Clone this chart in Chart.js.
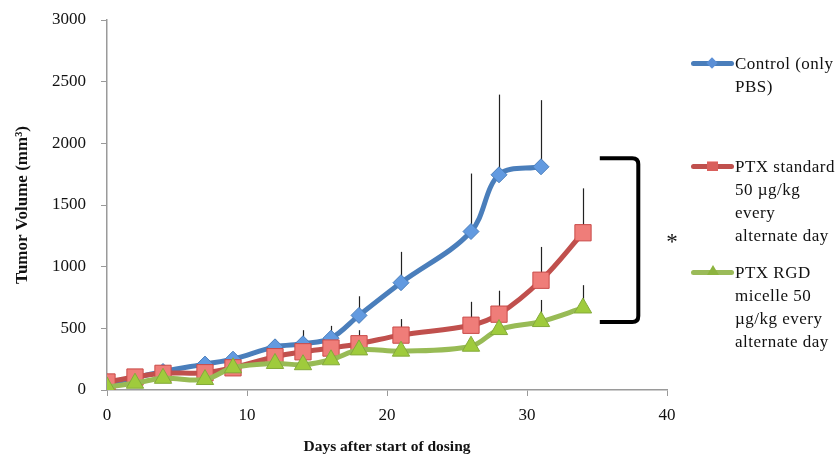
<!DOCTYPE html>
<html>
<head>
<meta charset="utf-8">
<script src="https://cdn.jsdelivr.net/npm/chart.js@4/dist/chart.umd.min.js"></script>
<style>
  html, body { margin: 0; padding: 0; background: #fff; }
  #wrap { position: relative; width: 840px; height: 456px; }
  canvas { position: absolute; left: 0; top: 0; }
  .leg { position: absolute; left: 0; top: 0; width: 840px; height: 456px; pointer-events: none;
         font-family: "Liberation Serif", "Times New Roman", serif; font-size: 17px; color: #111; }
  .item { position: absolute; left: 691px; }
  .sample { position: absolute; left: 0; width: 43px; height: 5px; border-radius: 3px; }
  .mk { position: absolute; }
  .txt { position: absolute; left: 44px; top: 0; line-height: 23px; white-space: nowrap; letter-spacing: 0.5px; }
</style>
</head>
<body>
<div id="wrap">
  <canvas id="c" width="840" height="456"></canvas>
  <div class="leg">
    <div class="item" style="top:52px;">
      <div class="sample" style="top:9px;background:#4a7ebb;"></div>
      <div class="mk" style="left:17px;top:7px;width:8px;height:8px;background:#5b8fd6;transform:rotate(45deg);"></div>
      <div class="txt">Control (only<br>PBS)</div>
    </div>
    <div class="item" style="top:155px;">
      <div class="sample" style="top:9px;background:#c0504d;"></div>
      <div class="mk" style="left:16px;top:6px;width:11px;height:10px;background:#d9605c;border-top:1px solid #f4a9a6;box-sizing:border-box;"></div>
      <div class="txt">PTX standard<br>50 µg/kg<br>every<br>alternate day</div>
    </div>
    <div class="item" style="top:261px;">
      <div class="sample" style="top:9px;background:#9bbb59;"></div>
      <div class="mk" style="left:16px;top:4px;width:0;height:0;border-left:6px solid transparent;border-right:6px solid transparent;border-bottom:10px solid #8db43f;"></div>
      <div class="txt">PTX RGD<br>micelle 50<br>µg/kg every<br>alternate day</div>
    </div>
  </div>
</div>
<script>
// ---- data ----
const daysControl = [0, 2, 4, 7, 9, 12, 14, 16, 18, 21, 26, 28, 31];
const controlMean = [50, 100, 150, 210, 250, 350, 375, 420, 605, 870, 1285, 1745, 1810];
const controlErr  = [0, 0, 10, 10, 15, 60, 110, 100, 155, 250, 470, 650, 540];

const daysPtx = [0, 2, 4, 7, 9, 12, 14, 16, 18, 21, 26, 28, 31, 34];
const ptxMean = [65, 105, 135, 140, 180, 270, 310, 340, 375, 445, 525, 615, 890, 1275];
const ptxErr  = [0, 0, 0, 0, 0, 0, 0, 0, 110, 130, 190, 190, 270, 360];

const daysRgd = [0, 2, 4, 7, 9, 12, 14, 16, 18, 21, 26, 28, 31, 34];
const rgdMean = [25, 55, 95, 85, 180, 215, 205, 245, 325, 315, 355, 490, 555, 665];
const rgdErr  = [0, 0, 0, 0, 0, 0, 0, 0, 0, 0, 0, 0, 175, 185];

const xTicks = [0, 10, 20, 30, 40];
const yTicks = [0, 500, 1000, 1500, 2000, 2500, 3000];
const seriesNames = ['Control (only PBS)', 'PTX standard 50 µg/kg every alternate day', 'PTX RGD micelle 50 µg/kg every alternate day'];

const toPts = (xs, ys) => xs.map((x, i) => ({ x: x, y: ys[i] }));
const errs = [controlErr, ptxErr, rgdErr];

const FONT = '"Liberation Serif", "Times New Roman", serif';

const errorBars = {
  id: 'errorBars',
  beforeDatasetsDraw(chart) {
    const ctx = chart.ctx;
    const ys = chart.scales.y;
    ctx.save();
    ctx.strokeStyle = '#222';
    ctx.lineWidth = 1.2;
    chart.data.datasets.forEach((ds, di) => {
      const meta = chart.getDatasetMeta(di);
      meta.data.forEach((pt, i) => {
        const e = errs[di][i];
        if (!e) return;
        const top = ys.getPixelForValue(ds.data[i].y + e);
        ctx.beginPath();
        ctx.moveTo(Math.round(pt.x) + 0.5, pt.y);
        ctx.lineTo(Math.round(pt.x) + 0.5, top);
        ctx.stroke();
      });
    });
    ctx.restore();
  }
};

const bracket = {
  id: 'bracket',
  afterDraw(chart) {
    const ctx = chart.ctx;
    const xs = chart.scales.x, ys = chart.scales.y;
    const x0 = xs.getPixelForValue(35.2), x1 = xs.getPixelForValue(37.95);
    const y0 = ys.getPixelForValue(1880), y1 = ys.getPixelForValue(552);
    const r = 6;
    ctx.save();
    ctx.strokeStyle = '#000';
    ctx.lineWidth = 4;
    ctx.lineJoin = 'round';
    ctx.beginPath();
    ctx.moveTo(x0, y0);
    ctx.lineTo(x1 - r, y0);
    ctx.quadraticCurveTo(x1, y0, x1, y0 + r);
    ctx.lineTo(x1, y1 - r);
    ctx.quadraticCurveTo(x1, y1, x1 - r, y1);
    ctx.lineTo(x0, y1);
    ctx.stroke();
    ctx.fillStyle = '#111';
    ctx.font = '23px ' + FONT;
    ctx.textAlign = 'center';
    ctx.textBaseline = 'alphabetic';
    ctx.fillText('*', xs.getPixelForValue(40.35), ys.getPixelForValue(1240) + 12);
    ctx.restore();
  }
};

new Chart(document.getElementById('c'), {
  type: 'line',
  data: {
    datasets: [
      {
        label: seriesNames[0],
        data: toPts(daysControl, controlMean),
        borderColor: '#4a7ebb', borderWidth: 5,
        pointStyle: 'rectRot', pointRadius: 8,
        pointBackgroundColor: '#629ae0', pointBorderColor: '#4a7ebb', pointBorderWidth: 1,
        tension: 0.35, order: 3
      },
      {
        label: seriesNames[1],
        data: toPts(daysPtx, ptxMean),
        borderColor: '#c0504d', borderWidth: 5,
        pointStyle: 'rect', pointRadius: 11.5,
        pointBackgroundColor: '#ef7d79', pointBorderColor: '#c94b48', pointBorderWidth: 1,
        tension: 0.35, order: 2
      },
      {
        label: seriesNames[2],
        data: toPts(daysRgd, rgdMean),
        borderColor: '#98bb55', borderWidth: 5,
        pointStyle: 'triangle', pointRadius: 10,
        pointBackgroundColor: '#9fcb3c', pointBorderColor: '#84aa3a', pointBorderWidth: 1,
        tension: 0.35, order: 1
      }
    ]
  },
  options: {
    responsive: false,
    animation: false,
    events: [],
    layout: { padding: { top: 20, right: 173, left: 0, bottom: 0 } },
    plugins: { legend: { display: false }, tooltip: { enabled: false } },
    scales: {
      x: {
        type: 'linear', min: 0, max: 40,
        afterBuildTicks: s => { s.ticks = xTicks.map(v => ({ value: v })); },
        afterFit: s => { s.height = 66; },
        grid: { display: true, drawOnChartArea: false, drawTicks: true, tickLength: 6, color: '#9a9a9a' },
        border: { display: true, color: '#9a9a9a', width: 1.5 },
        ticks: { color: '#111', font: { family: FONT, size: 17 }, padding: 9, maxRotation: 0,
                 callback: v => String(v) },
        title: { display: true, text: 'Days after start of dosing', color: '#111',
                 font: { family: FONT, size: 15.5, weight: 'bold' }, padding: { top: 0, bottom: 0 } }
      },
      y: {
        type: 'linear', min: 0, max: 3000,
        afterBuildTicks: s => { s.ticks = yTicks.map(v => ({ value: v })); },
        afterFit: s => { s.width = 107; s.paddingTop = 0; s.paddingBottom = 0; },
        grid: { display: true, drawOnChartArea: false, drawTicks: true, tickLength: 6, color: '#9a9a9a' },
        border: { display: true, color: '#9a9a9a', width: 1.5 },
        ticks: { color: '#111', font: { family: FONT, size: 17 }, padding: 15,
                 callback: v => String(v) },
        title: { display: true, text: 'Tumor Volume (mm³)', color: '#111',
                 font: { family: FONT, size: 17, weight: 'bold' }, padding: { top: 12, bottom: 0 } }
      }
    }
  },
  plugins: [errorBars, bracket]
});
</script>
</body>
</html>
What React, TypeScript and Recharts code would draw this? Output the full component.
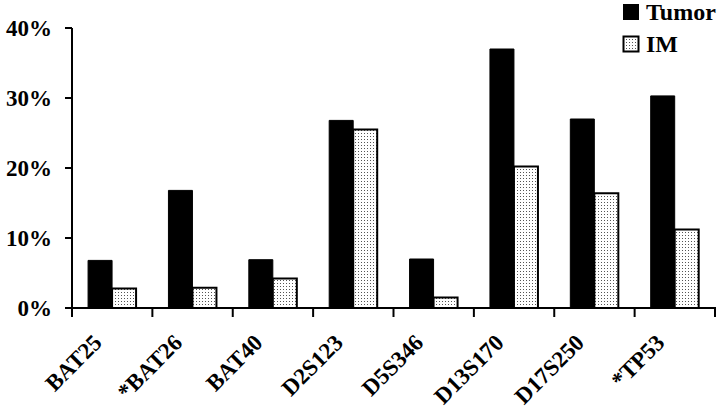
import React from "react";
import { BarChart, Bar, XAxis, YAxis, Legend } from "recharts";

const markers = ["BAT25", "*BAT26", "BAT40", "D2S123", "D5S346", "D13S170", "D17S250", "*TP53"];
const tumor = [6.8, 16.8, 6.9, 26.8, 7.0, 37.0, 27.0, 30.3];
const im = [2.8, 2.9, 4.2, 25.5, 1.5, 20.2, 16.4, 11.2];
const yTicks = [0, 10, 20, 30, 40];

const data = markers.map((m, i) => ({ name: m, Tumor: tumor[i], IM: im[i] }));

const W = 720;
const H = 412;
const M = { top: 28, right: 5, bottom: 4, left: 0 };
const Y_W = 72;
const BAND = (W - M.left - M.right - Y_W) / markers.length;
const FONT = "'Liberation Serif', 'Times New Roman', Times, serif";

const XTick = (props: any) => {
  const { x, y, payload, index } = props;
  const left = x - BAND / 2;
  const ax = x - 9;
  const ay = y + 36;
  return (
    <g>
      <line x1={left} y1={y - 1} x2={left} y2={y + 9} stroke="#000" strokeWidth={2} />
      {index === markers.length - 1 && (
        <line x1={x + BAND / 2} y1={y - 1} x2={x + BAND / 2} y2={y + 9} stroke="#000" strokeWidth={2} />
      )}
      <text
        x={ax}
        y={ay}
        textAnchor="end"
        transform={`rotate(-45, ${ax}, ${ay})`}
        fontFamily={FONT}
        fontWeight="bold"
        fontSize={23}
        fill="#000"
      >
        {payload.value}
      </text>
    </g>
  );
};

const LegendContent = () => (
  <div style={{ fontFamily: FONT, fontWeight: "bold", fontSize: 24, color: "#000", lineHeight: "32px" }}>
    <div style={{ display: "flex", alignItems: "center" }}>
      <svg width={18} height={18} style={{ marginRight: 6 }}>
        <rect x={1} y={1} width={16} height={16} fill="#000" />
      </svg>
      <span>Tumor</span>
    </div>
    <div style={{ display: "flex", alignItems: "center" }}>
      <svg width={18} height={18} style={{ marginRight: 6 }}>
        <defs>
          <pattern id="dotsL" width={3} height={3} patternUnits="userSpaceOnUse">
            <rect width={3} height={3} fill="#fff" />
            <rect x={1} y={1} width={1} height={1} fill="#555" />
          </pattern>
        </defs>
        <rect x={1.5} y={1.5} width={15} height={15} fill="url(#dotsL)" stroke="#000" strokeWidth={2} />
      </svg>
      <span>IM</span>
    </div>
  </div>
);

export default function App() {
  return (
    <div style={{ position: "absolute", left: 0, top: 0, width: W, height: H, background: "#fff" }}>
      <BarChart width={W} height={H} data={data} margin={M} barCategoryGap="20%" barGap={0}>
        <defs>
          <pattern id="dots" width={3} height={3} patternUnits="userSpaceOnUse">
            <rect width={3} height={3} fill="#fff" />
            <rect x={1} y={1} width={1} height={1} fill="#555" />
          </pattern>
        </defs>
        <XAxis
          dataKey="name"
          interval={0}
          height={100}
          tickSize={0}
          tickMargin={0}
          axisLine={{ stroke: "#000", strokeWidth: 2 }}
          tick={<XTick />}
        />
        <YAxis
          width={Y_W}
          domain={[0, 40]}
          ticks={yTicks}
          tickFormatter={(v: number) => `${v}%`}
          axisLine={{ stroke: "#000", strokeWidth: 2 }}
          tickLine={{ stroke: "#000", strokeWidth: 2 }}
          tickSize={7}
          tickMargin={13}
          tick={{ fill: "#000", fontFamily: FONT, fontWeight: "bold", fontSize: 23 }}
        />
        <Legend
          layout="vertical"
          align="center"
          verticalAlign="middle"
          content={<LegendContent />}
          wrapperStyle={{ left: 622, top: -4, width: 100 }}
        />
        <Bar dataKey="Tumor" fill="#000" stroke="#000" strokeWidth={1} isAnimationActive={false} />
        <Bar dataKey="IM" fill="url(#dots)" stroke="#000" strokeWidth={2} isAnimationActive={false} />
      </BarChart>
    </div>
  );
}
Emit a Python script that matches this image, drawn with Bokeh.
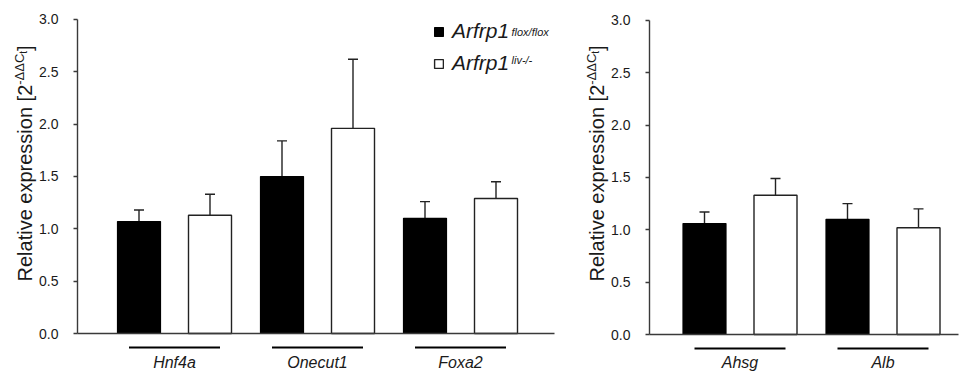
========================
Make an exact copy of the lines from the one containing "What React, TypeScript" to the one containing "Serif', 'Times New", keeping both and leaving out every picture.

▸ Output of the task:
What React, TypeScript and Recharts code would draw this? Output the full component.
import React from "react";
import { BarChart, Bar, XAxis, YAxis, Legend } from "recharts";

const markers = ["BAT25", "*BAT26", "BAT40", "D2S123", "D5S346", "D13S170", "D17S250", "*TP53"];
const tumor = [6.8, 16.8, 6.9, 26.8, 7.0, 37.0, 27.0, 30.3];
const im = [2.8, 2.9, 4.2, 25.5, 1.5, 20.2, 16.4, 11.2];
const yTicks = [0, 10, 20, 30, 40];

const data = markers.map((m, i) => ({ name: m, Tumor: tumor[i], IM: im[i] }));

const W = 720;
const H = 412;
const M = { top: 28, right: 5, bottom: 4, left: 0 };
const Y_W = 72;
const BAND = (W - M.left - M.right - Y_W) / markers.length;
const FONT = "'Liberation Serif', 'Times New Roman', Times, serif";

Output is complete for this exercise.